Le séquençage du gène p53R2 chez nos patients a permis d’identifier une mutation non-sens homozygote (Q284X). Nous avons également retrouvé des mutations faux-sens (E194K, W64R, E194G, C236F), de site d’épissage (IVS3-2 A→G) et une petite délétion (∆Glu85) de ce gène chez quatre autres patients issus de trois familles différentes non consanguines [ 10]. Tous les acides aminés mutés sont hautement conservés entre les espèces et ont été identifiés auparavant pour jouer un rôle important dans le fonctionnement de l’enzyme. Ces mutations mettent donc en évidence pour la première fois le lien entre la synthèse de dNTP catalysée par R1/p53R2 et la synthèse de l’ADNmt. Enfin, la découverte de déplétions de l’ADNmt dans le muscle, le rein et le foie de la souris p53R2−/− , prouve que p53R2 joue un rôle majeur dans la réplication de l’ADNmt. Il est aussi important de noter que les parents des enfants atteints, hétérozygotes pour les mutations p53R2, ne développent pas de tumeur.
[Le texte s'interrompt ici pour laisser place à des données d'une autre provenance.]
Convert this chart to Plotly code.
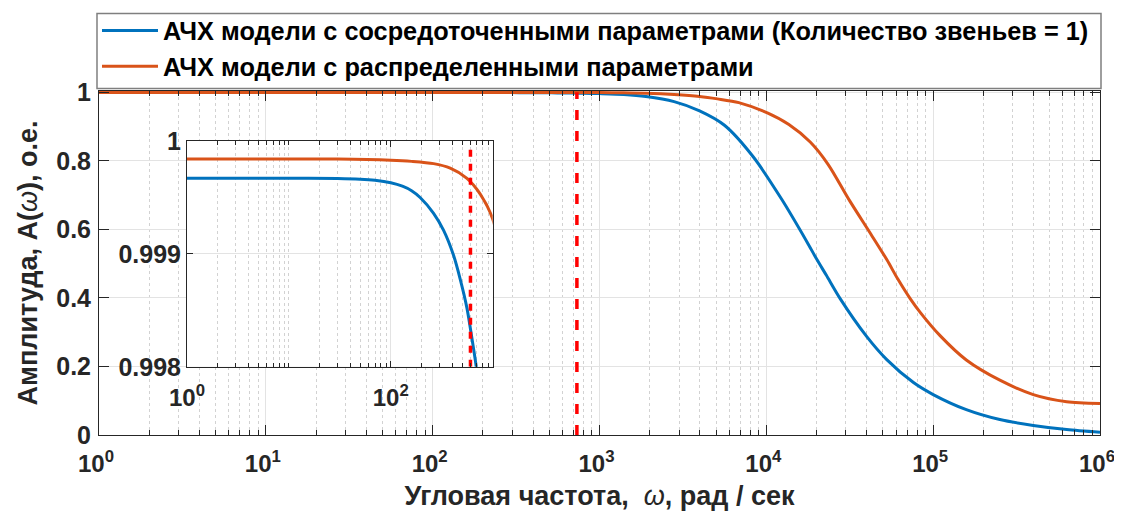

La dernière surprise a été l’observation d’une induction de p53 dans les cellules (lignées lymphoblastoïdes, fibroblastes et cellules amniocytaires) de patients mutés dans p53R2. L’expression de p53 semble également augmentée dans les tubules du rein des souris p53R2−/− suggérant un mécanisme commun aux cellules humaines et aux tissus murins. On connaît maintenant des systèmes de réponse de gènes nucléaires à un dysfonctionnement mitochondrial tels que la régulation rétrograde chez la levure, l’augmentation du Ca2+ cytosolique ou l’activation de NFκB chez les mammifères [ 11]. Il est donc possible d’imaginer que p53 pourrait également participer à ce contrôle. Il serait intéressant de déterminer si l’induction de p53 est la conséquence d’un état de stress provoqué par les mutations du gène p53R2, par la déplétion de l’ADNmt, ou encore plus généralement par le déficit de la chaîne respiratoire dans ces cellules.